The Covid-19 pandemic has led to an acceleration in digital health innovation and healthcare providers have been quick to implement alternative solutions to in-person care to ensure patients can continue to access diagnostic and therapeutic services. This has led to increased use of remote patient monitoring (RPM), telemedicine platforms and virtual clinical trials.

Trends in digital health adoption are likely to continue after the pandemic has abated. Remote delivery of care and virtual platforms will alleviate pressures on health systems and provide novel and convenient avenues of care delivery, particularly for those living in rural areas. For instance, the UK’s National Health Service (NHS) updated its clinical guide to encourage remote contact through telephone, email and video conferencing. This has resulted in increasing demand for diabetic care devices that can share data remotely.

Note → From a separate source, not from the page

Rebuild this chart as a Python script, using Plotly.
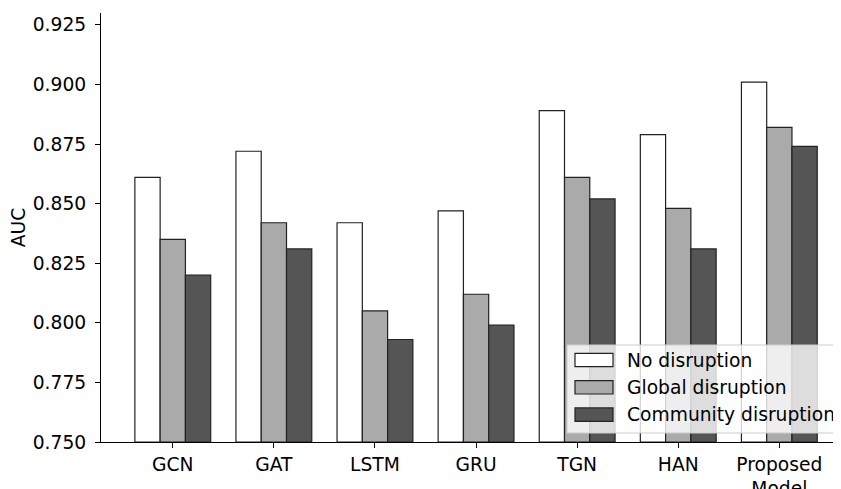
import plotly.graph_objects as go

models = ["GCN", "GAT", "LSTM", "GRU", "TGN", "HAN", "Proposed<br>Model"]
no_disruption = [0.861, 0.872, 0.842, 0.847, 0.889, 0.879, 0.901]
global_disruption = [0.835, 0.842, 0.805, 0.812, 0.861, 0.848, 0.882]
community_disruption = [0.820, 0.831, 0.793, 0.799, 0.852, 0.831, 0.874]
series_names = ["No disruption", "Global disruption", "Community disruption"]
series_colors = ["#ffffff", "#aaaaaa", "#555555"]
y_ticks = [0.750, 0.775, 0.800, 0.825, 0.850, 0.875, 0.900, 0.925]
base_value = 0.75

FS = 18.7
OFF = 8  # page body margin
W, H = 841 - OFF, 489 - OFF
L, R, T, B = 101 - OFF, 0, 13 - OFF, 47
PW, PH = W - L - R, H - T - B


def px2x(px):  # window pixel -> paper
    return (px - OFF - L) / PW


def px2y(py):
    return (H - B - (py - OFF)) / PH


fig = go.Figure()
for name, vals, col in zip(series_names,
                           [no_disruption, global_disruption, community_disruption],
                           series_colors):
    fig.add_trace(go.Bar(
        x=models, y=[v - base_value for v in vals], base=base_value, name=name,
        marker=dict(color=col, line=dict(color="#222222", width=1.2)),
        showlegend=False,
    ))

# matplotlib-like legend
shapes = [dict(type="rect", xref="paper", yref="paper",
               x0=px2x(567), x1=px2x(870), y0=px2y(433), y1=px2y(345),
               fillcolor="rgba(255,255,255,0.8)", line=dict(color="#cccccc", width=1),
               layer="above")]
annotations = []
for i, (name, col) in enumerate(zip(series_names, series_colors)):
    cy = 360 + i * 27.3
    shapes.append(dict(type="rect", xref="paper", yref="paper",
                       x0=px2x(575), x1=px2x(613), y0=px2y(cy + 6.7), y1=px2y(cy - 6.7),
                       fillcolor=col, line=dict(color="#222222", width=1.2), layer="above"))
    annotations.append(dict(xref="paper", yref="paper", x=px2x(625), y=px2y(cy),
                            xanchor="left", yanchor="middle", text=name, showarrow=False,
                            font=dict(size=FS, color="black")))

fig.update_layout(
    width=W, height=H,
    margin=dict(l=L, r=R, t=T, b=B, autoexpand=False),
    paper_bgcolor="white", plot_bgcolor="white",
    barmode="group", bargap=0.25, bargroupgap=0,
    font=dict(family="DejaVu Sans", size=FS, color="black"),
    showlegend=False,
    shapes=shapes, annotations=annotations,
)
fig.update_xaxes(
    type="category", range=[-0.71, 6.61], automargin=False,
    showline=True, linecolor="black", linewidth=1.2,
    ticks="outside", ticklen=5, tickcolor="black",
    showgrid=False, zeroline=False,
)
fig.update_yaxes(
    range=[0.75, 0.93], automargin=False,
    tickvals=y_ticks, ticktext=[f"{v:.3f}" for v in y_ticks],
    showline=True, linecolor="black", linewidth=1.2,
    ticks="outside", ticklen=5, tickcolor="black",
    ticklabelstandoff=5,
    showgrid=False, zeroline=False,
    title=dict(text="AUC", font=dict(size=FS), standoff=8),
)
fig.write_html("out.html")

There is significantly more data available using continuous glucose monitoring (CGM) devices, which can help patients and healthcare providers improve glycemic control and potentially increase patient self-management.

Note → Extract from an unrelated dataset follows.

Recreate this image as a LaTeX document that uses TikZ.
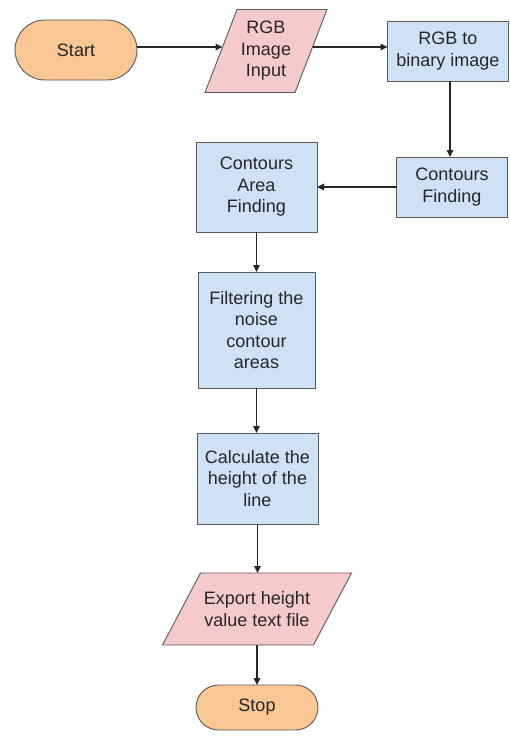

Tools such as RPM have been increasingly used on Covid-19 patients. In particular, RPM models using pulse oximetry and other vital sign measurements such as temperature that seek to monitor patients remotely have been implemented for suspected Covid-19 cases across numerous countries. Home pulse oximeters have long been used in primary care settings, usually monitoring chronic lung disease and heart failure. However, because of the pandemic, many people have purchased their own pulse oximeter for self-monitoring.

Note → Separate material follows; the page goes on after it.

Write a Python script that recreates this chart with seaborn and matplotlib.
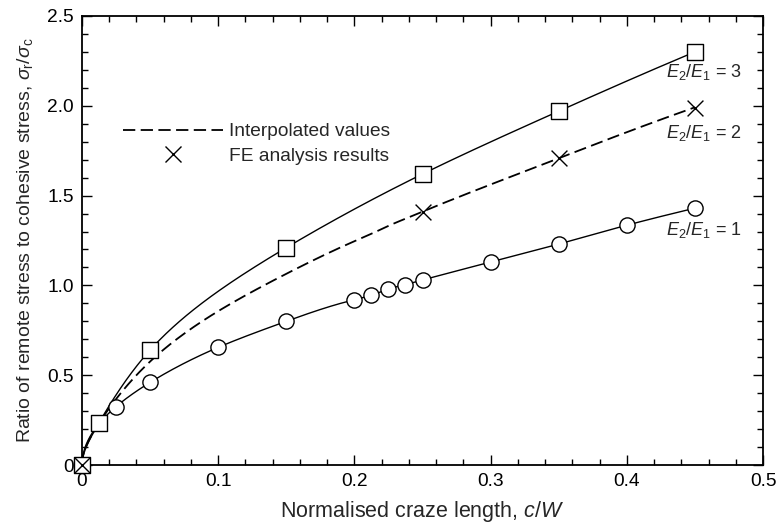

A new way to deploy pulse oximeters to monitor discharged Covid-19 patients was reported by Dr Christine Patte and colleagues in the Academic Emergency Medicine Journal (2020). Patte, from the Swedish Hospital Emergency Medicine Residency Program, described new guidelines for the appropriate home care for patients suffering from Covid-19 and public management of any close contacts. They developed a novel use for home pulse oximetry monitoring in Covid‐19 patients discharged from the emergency department and for monitoring patients staying at home. The protocols allow for safe monitoring for silent hypoxia in patients affected by Covid-19, enabling timely intervention and thus reducing hospital re-admission rates. The study protocol describes the discharge of non-severe Covid-19 patients from hospitals and subsequent recovery at home using portable pulse oximetry devices that report a patient’s oxygen saturation levels. This helps to identify if an individual needs to be hospitalised based on the pulse oximeter readings. As a result, patients can safely and comfortably recover at home, enabling healthcare facilities to manage resources and reduce overcapacity issues.

As health expenditure increases and patients become more engaged and involved, virtual health interventions will play an important role in meeting demand. This will require a significant overhaul to ensure that integrated community and home-based medical care is available to all, with a future healthcare model focused on prevention, wellbeing and early intervention.